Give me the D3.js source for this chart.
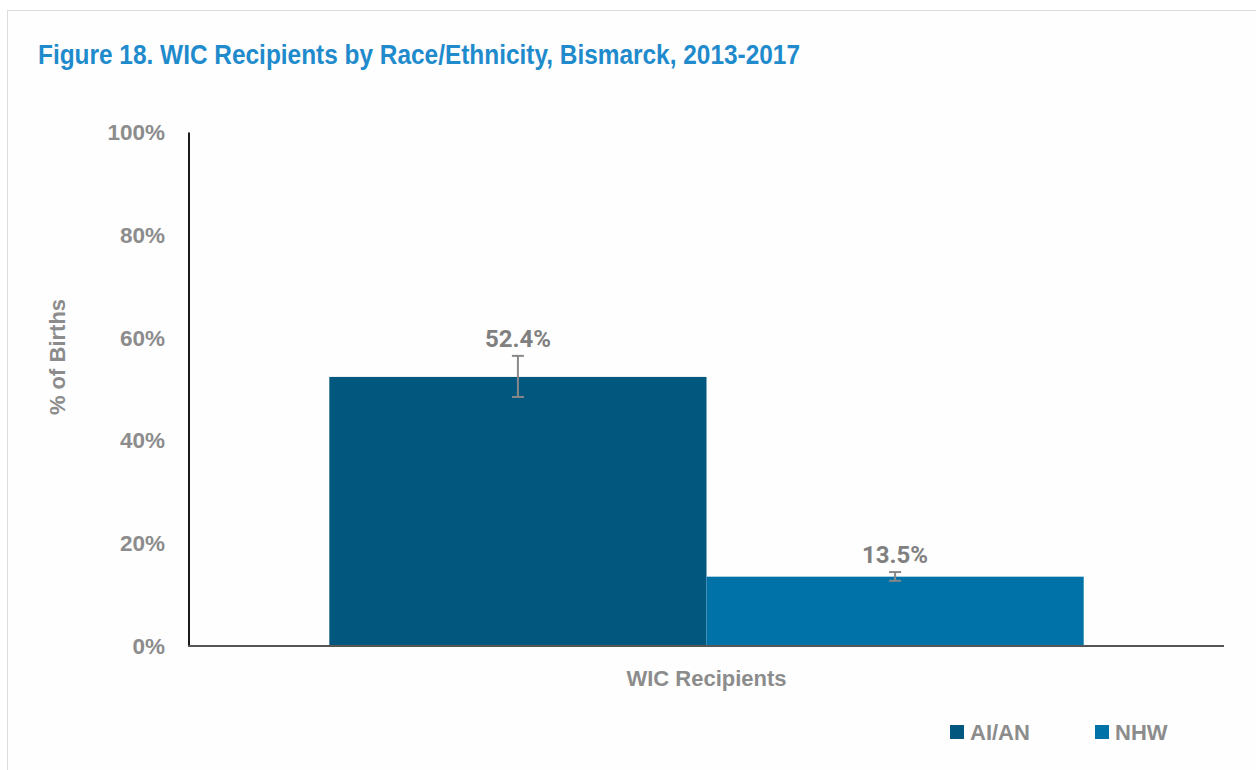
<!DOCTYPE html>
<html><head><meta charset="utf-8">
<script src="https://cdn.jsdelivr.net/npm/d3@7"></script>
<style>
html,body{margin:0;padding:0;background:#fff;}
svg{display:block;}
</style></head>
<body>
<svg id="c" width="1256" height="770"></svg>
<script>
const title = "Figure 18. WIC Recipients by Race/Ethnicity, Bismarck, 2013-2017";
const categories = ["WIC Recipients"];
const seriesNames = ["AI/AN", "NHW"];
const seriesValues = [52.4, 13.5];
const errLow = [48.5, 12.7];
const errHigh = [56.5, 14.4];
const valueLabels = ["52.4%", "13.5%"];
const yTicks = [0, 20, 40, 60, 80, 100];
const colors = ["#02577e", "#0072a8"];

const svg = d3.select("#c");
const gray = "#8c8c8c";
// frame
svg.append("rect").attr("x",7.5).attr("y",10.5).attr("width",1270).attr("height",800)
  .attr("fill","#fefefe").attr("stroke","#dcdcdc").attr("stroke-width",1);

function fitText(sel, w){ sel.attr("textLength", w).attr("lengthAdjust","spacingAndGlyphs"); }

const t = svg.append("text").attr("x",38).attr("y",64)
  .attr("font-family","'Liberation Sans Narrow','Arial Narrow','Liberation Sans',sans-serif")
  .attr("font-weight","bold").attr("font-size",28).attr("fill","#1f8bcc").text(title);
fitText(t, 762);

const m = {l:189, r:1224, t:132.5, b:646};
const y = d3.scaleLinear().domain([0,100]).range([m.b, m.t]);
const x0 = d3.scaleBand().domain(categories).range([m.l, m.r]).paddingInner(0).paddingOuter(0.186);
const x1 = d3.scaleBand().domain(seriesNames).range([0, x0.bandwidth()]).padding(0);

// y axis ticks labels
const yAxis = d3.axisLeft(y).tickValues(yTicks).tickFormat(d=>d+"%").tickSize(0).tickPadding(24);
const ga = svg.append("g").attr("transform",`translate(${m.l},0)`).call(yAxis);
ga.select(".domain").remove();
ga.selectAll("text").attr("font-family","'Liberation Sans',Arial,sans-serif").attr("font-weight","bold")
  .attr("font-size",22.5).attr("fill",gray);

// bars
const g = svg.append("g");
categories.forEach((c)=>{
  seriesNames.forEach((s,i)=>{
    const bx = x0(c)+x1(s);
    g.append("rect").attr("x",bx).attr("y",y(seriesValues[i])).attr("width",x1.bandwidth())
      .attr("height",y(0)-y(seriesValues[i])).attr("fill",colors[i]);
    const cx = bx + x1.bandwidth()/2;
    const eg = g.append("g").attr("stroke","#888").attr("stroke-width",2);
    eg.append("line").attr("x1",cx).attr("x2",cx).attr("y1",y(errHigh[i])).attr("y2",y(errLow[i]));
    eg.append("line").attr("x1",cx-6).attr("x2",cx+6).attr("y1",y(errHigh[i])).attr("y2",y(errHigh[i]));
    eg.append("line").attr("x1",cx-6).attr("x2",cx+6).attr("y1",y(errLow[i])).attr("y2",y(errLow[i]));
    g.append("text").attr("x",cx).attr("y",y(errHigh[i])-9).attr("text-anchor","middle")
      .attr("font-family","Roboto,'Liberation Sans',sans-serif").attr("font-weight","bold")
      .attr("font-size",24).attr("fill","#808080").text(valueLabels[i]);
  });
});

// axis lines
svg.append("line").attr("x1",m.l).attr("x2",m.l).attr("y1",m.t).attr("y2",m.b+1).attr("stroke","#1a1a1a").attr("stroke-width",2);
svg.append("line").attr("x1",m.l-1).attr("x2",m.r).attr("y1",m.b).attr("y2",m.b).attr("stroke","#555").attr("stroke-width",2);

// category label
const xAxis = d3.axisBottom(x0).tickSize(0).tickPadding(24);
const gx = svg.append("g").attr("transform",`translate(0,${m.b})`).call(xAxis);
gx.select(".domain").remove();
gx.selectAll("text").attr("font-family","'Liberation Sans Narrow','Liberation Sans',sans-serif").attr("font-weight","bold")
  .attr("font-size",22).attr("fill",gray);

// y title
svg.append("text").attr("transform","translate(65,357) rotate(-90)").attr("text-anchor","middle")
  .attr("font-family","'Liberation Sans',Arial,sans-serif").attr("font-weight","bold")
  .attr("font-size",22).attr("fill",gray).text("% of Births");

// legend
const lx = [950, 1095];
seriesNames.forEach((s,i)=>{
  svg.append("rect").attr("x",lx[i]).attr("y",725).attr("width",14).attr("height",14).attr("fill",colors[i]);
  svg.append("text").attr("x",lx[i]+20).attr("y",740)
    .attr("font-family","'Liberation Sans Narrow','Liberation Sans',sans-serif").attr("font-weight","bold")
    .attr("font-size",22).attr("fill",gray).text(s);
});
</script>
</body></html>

···

Working from the lines above, reproduce the material exactly and exclude its pictures.

Correct response:
Give me the D3.js source for this chart.
<!DOCTYPE html>
<html><head><meta charset="utf-8">
<script src="https://cdn.jsdelivr.net/npm/d3@7"></script>
<style>
html,body{margin:0;padding:0;background:#fff;}
svg{display:block;}
</style></head>
<body>
<svg id="c" width="1256" height="770"></svg>
<script>
const title = "Figure 18. WIC Recipients by Race/Ethnicity, Bismarck, 2013-2017";
const categories = ["WIC Recipients"];
const seriesNames = ["AI/AN", "NHW"];
const seriesValues = [52.4, 13.5];
const errLow = [48.5, 12.7];
const errHigh = [56.5, 14.4];
const valueLabels = ["52.4%", "13.5%"];
const yTicks = [0, 20, 40, 60, 80, 100];
const colors = ["#02577e", "#0072a8"];

const svg = d3.select("#c");
const gray = "#8c8c8c";
// frame
svg.append("rect").attr("x",7.5).attr("y",10.5).attr("width",1270).attr("height",800)
  .attr("fill","#fefefe").attr("stroke","#dcdcdc").attr("stroke-width",1);

function fitText(sel, w){ sel.attr("textLength", w).attr("lengthAdjust","spacingAndGlyphs"); }

const t = svg.append("text").attr("x",38).attr("y",64)
  .attr("font-family","'Liberation Sans Narrow','Arial Narrow','Liberation Sans',sans-serif")
  .attr("font-weight","bold").attr("font-size",28).attr("fill","#1f8bcc").text(title);
fitText(t, 762);

const m = {l:189, r:1224, t:132.5, b:646};
const y = d3.scaleLinear().domain([0,100]).range([m.b, m.t]);
const x0 = d3.scaleBand().domain(categories).range([m.l, m.r]).paddingInner(0).paddingOuter(0.186);
const x1 = d3.scaleBand().domain(seriesNames).range([0, x0.bandwidth()]).padding(0);

// y axis ticks labels
const yAxis = d3.axisLeft(y).tickValues(yTicks).tickFormat(d=>d+"%").tickSize(0).tickPadding(24);
const ga = svg.append("g").attr("transform",`translate(${m.l},0)`).call(yAxis);
ga.select(".domain").remove();
ga.selectAll("text").attr("font-family","'Liberation Sans',Arial,sans-serif").attr("font-weight","bold")
  .attr("font-size",22.5).attr("fill",gray);

// bars
const g = svg.append("g");
categories.forEach((c)=>{
  seriesNames.forEach((s,i)=>{
    const bx = x0(c)+x1(s);
    g.append("rect").attr("x",bx).attr("y",y(seriesValues[i])).attr("width",x1.bandwidth())
      .attr("height",y(0)-y(seriesValues[i])).attr("fill",colors[i]);
    const cx = bx + x1.bandwidth()/2;
    const eg = g.append("g").attr("stroke","#888").attr("stroke-width",2);
    eg.append("line").attr("x1",cx).attr("x2",cx).attr("y1",y(errHigh[i])).attr("y2",y(errLow[i]));
    eg.append("line").attr("x1",cx-6).attr("x2",cx+6).attr("y1",y(errHigh[i])).attr("y2",y(errHigh[i]));
    eg.append("line").attr("x1",cx-6).attr("x2",cx+6).attr("y1",y(errLow[i])).attr("y2",y(errLow[i]));
    g.append("text").attr("x",cx).attr("y",y(errHigh[i])-9).attr("text-anchor","middle")
      .attr("font-family","Roboto,'Liberation Sans',sans-serif").attr("font-weight","bold")
      .attr("font-size",24).attr("fill","#808080").text(valueLabels[i]);
  });
});

// axis lines
svg.append("line").attr("x1",m.l).attr("x2",m.l).attr("y1",m.t).attr("y2",m.b+1).attr("stroke","#1a1a1a").attr("stroke-width",2);
svg.append("line").attr("x1",m.l-1).attr("x2",m.r).attr("y1",m.b).attr("y2",m.b).attr("stroke","#555").attr("stroke-width",2);

// category label
const xAxis = d3.axisBottom(x0).tickSize(0).tickPadding(24);
const gx = svg.append("g").attr("transform",`translate(0,${m.b})`).call(xAxis);
gx.select(".domain").remove();
gx.selectAll("text").attr("font-family","'Liberation Sans Narrow','Liberation Sans',sans-serif").attr("font-weight","bold")
  .attr("font-size",22).attr("fill",gray);

// y title
svg.append("text").attr("transform","translate(65,357) rotate(-90)").attr("text-anchor","middle")
  .attr("font-family","'Liberation Sans',Arial,sans-serif").attr("font-weight","bold")
  .attr("font-size",22).attr("fill",gray).text("% of Births");

// legend
const lx = [950, 1095];
seriesNames.forEach((s,i)=>{
  svg.append("rect").attr("x",lx[i]).attr("y",725).attr("width",14).attr("height",14).attr("fill",colors[i]);
  svg.append("text").attr("x",lx[i]+20).attr("y",740)
    .attr("font-family","'Liberation Sans Narrow','Liberation Sans',sans-serif").attr("font-weight","bold")
    .attr("font-size",22).attr("fill",gray).text(s);
});
</script>
</body></html>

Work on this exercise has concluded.